The momentum of this state is given by:

\[−i\hbar \int \phi^* (x) \frac{d\phi (x)}{dx} dx = \int \phi^* (x) \left[ \frac{2\pi \hbar n}{Nl} + \frac{u' (x)}{u(x)} \right] \phi (x)dx \nonumber\]

The RHS first term gives is the familiar \(\hbar k\), which we associate with the momentum. If \(u(x)\) has some definite parity, then \(u' (x)\) will have opposite parity and the second term will be the integral of an odd function (i.e. zero by symmetry). Thus \(k\) is a quantum number associated with translational symmetry, which in turn has an operator \(\hat{D}\) which commutes with the Hamiltonian and is thus a constant of the motion. Translational symmetry is associated with conservation of momentum.

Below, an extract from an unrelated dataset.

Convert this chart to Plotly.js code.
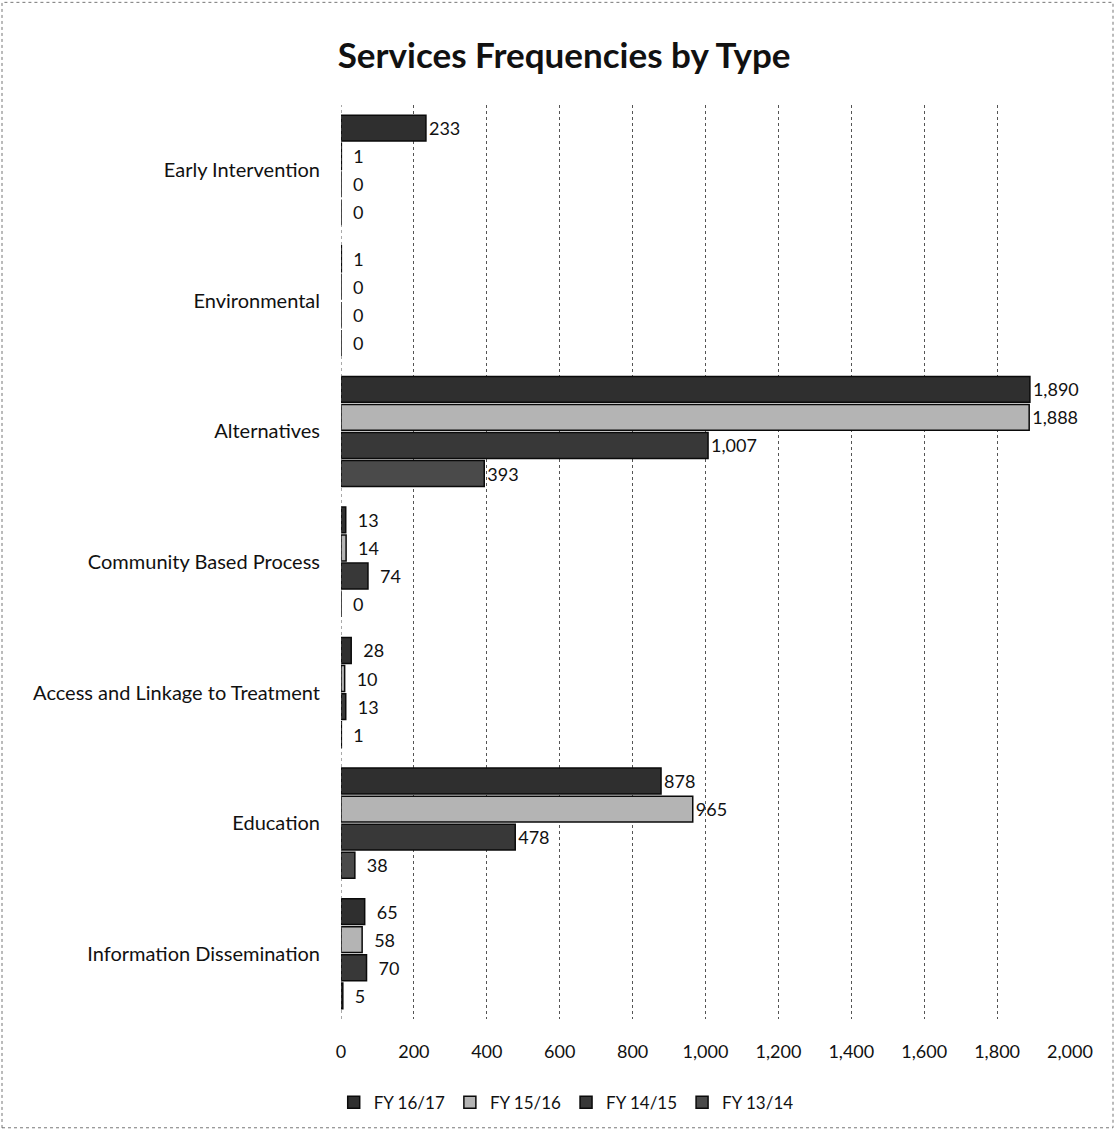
<!DOCTYPE html>
<html>
<head>
<meta charset="utf-8">
<script src="https://cdn.plot.ly/plotly-3.0.1.min.js"></script>
<style>
  html, body { margin: 0; padding: 0; background: #ffffff; }
  #chart { width: 1117px; height: 1133px; }
</style>
</head>
<body>
<div id="chart"></div>
<script>
// Service types, listed top to bottom
const categories = [
  "Early Intervention",
  "Environmental",
  "Alternatives",
  "Community Based Process",
  "Access and Linkage to Treatment",
  "Education",
  "Information Dissemination"
];

// Fiscal-year series (drawn top to bottom within each group)
const seriesNames = ["FY 16/17", "FY 15/16", "FY 14/15", "FY 13/14"];
const fy1617 = [233, 1, 1890, 13, 28, 878, 65];
const fy1516 = [1, 0, 1888, 14, 10, 965, 58];
const fy1415 = [0, 0, 1007, 74, 13, 478, 70];
const fy1314 = [0, 0, 393, 0, 1, 38, 5];

const xTicks = [0, 200, 400, 600, 800, 1000, 1200, 1400, 1600, 1800, 2000];

const seriesValues = [fy1617, fy1516, fy1415, fy1314];
const fills = ["#2f2f2f", "#b4b4b4", "#383838", "#4a4a4a"];

const baseFont = "Lato, 'Open Sans', 'DejaVu Sans', sans-serif";

// short bars get a little extra room before their value label
const labelFor = v => (v < 100 ? "\u2002" : "") + v.toLocaleString("en-US");

const traces = seriesNames.map((name, i) => ({
  type: "bar",
  orientation: "h",
  name: name,
  y: categories,
  x: seriesValues[i],
  text: seriesValues[i].map(labelFor),
  texttemplate: "%{text}",
  textposition: "outside",
  cliponaxis: false,
  textfont: { family: baseFont, size: 18, color: "#111111" },
  marker: {
    color: fills[i],
    line: { color: "#0a0a0a", width: 1.5 }
  },
  hoverinfo: "skip"
}));

const layout = {
  width: 1117,
  height: 1133,
  paper_bgcolor: "#ffffff",
  plot_bgcolor: "#ffffff",
  font: { family: baseFont, size: 17, color: "#111111" },
  title: {
    text: "<b>Services Frequencies by Type</b>",
    font: { family: baseFont, size: 35, color: "#111111" },
    x: 0.505,
    xanchor: "center",
    y: 0.951,
    yanchor: "middle"
  },
  margin: { l: 341, r: 47, t: 105, b: 111 },
  barmode: "group",
  bargap: 0.14,
  bargroupgap: 0.08,
  showlegend: true,
  legend: {
    orientation: "h",
    x: -0.01,
    xanchor: "left",
    y: -0.072,
    yanchor: "top",
    font: { family: baseFont, size: 17, color: "#111111" },
    traceorder: "normal",
    itemwidth: 30
  },
  xaxis: {
    range: [0, 2000],
    tickvals: xTicks,
    ticktext: xTicks.map(v => v.toLocaleString("en-US")),
    showgrid: true,
    gridcolor: "#555555",
    gridwidth: 1,
    griddash: "dot",
    zeroline: false,
    showline: false,
    ticks: "",
    ticklen: 0,
    ticklabelstandoff: 20,
    tickfont: { family: baseFont, size: 18, color: "#111111" },
    fixedrange: true
  },
  yaxis: {
    autorange: "reversed",
    showgrid: false,
    zeroline: false,
    showline: false,
    ticks: "",
    ticklabelstandoff: 20,
    tickfont: { family: baseFont, size: 20, color: "#111111" },
    fixedrange: true
  },
  shapes: [
    {
      // dotted frame round the whole chart
      type: "rect", xref: "paper", yref: "paper",
      x0: -0.4650, x1: 1.0590, y0: -0.1190, y1: 1.1123,
      line: { color: "#777777", width: 1, dash: "dot" }
    },
    {
      type: "line", xref: "x", yref: "paper",
      x0: 0, x1: 0, y0: 0, y1: 1,
      line: { color: "#555555", width: 1, dash: "dot" }
    }
  ]
};

Plotly.newPlot("chart", traces, layout, { displayModeBar: false, staticPlot: true });
</script>
</body>
</html>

For which the TISE, with the atom described by a potential \(V (x)\), and a particular value of \(k\), can be written

\[\hat{H}_k u_k (x) = \frac{\hbar^2}{2m} \left[ (k − i \frac{d}{dx})^2 + V (x) \right] u_k(x) = E_k u_k (x) \nonumber\]

since the phase has been eliminated, we simply have a particle in a fixed volume \(u_k(x) = u_k(x+l))\), which means a series of discrete energy levels (bands). Thus all states can be labelled by \(k\) and a band index \(n\).

We can write the semiclassical group velocity of the wavefunction as

\[v_g = \frac{d\omega}{dk} = \frac{1}{\hbar} \frac{dE}{dk} \nonumber\]

using \(E = \hbar\omega\). A formal proof using the velocity operator gives the same result for the velocity. Assuming that \(E\) does vary with \(k\), this means we have a time-independent state which nevertheless has a permanent, non-zero velocity through the lattice.